AZ appeals against NICE rejection of Tagrisso in untreated lung cancer

AstraZeneca is appealing against NICEs decision not to recommend funding for its lung cancer drug Tagrisso (osimertinib) in untreated patients with epidermal growth factor receptor (EGFR) mutations. In final draft guidance, NICE said it had rejected regular NHS funding for Tagrisso, because the survival benefits compared with standard treatment such as AZ’s older drug Iressa (gefitinib) are unclear in first-line non-small cell lung cancer. Tagrisso has been the driving force behind AZ’s sales recovery after a steep patent cliff – it generated $630 million in Q1 alone and is the company’s top selling drug after first approval in 2015 in a more advanced form of the disease.

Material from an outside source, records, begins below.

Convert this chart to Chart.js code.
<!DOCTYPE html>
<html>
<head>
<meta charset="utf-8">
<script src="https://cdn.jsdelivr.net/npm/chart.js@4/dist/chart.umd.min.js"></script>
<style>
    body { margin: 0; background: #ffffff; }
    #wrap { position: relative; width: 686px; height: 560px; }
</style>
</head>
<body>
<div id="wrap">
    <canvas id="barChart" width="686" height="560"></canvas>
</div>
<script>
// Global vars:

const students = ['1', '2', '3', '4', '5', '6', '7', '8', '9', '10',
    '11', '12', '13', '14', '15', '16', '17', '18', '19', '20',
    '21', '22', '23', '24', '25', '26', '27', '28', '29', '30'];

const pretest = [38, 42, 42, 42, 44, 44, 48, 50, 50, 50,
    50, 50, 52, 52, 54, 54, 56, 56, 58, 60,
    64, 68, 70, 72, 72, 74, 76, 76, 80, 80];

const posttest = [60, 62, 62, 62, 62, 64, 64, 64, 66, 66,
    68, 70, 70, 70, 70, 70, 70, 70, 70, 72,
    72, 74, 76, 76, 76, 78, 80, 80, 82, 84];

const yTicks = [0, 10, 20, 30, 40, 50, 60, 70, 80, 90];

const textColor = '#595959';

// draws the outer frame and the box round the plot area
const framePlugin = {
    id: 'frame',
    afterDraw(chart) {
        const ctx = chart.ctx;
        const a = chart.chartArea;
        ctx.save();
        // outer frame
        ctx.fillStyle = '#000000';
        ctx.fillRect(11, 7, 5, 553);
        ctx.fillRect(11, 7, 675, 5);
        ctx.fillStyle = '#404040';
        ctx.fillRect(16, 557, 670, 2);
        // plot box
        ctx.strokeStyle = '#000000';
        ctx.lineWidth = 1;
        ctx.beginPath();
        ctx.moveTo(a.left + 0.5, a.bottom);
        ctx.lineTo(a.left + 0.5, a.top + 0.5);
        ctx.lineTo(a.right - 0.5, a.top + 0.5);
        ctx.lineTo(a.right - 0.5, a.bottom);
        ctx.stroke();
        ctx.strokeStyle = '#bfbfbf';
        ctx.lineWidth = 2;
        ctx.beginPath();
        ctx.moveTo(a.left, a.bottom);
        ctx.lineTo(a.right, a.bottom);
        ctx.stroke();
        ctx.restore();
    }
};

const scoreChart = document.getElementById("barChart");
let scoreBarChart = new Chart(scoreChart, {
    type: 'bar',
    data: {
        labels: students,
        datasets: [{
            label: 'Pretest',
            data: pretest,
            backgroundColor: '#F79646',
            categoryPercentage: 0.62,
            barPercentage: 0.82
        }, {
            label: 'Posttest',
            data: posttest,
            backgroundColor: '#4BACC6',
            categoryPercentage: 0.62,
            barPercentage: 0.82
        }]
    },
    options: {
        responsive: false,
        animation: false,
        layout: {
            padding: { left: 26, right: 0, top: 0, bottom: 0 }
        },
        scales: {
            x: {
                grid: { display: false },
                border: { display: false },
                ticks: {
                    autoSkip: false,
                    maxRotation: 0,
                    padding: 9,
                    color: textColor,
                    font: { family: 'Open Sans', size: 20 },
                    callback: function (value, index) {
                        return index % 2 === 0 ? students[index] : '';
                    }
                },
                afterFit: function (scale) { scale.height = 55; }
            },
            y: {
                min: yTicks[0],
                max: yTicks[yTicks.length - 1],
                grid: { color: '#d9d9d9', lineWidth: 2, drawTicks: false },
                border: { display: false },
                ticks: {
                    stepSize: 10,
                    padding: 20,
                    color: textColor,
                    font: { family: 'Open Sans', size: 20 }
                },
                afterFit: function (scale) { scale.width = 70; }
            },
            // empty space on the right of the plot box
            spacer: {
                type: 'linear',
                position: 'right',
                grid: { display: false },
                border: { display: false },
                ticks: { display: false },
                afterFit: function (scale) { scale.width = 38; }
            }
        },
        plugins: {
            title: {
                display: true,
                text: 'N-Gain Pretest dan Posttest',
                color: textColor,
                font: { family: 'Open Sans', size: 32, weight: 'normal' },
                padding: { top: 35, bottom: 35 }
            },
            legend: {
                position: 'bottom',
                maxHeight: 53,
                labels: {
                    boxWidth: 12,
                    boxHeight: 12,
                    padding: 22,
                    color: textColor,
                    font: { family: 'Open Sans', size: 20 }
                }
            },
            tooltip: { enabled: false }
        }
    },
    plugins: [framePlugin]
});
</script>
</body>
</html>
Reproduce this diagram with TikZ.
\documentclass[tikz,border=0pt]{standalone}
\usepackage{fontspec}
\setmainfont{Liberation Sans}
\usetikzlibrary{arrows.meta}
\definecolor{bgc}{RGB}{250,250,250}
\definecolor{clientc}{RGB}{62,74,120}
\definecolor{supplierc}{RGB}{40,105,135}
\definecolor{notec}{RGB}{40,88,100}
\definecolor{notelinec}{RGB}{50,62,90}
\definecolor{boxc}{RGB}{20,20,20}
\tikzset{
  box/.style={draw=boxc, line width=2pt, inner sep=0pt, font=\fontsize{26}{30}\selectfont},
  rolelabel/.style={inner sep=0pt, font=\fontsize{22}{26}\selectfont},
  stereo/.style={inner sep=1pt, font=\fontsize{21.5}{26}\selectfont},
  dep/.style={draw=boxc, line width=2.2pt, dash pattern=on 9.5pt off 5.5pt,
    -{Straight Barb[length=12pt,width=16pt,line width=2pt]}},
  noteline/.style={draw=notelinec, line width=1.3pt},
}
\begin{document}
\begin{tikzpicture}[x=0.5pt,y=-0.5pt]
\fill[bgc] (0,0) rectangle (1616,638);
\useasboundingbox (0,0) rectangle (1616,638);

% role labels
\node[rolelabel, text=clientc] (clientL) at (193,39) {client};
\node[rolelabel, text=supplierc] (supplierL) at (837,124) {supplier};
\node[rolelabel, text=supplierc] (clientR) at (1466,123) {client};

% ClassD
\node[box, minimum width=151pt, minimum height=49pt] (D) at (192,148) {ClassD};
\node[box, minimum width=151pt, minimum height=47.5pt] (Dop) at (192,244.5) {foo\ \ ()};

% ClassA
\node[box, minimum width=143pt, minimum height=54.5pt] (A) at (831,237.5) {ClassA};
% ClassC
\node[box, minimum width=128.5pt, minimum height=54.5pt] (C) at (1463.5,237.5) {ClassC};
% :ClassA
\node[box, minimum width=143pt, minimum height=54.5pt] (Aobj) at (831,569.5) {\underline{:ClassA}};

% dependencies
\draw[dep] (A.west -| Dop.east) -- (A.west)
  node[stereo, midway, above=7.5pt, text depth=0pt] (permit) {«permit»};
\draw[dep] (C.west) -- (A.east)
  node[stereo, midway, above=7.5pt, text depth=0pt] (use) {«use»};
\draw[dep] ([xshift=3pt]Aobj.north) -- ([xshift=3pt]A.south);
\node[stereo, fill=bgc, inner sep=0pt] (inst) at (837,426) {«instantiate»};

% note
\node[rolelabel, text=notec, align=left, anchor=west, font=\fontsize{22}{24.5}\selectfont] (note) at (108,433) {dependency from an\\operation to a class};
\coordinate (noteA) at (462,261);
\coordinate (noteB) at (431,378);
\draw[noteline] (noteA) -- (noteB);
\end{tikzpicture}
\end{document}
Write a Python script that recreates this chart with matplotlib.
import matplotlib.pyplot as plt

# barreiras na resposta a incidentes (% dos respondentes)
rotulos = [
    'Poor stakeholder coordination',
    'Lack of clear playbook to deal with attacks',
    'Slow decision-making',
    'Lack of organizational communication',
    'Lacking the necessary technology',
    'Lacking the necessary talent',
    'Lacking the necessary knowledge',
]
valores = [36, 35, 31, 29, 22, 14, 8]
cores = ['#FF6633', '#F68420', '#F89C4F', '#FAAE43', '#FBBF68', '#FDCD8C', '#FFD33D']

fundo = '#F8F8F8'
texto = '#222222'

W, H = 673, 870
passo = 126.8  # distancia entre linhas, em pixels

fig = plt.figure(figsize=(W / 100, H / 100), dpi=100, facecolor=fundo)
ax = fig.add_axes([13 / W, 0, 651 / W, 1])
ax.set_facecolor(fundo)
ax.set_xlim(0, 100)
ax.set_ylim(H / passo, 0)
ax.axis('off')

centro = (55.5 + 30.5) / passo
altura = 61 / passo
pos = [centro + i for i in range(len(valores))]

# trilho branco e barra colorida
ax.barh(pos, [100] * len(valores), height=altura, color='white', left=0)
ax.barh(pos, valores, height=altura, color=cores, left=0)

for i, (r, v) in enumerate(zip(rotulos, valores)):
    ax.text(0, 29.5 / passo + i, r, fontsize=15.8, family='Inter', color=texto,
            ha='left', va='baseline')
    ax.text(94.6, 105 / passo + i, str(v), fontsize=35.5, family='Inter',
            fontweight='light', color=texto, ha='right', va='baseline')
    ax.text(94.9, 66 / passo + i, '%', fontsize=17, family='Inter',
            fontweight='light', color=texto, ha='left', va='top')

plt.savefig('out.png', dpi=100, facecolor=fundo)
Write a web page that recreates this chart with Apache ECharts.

NICE had been considering results from the FLAURA trial, comparing Tagrisso with Roche’s Tarceva (erlotinib) and AZ’s Iressa (gefitinib) in untreated patients. Patients in the trial had either exon 19 deletion (del19) or exon 21 (L858R) mutations, accounting for around 90% of EGFR mutations. NICE said it noted progression-free survival was 18.9 months on Tagrisso compared with 10.2 months on standard care. Overall survival data is not mature but data gathered so far show that Tagrisso will likely extend this too. However NICE is concerned that data so far do not show the size of treatment benefits, and that AZ’s economic model does not fully capture the benefits of subsequent treatments.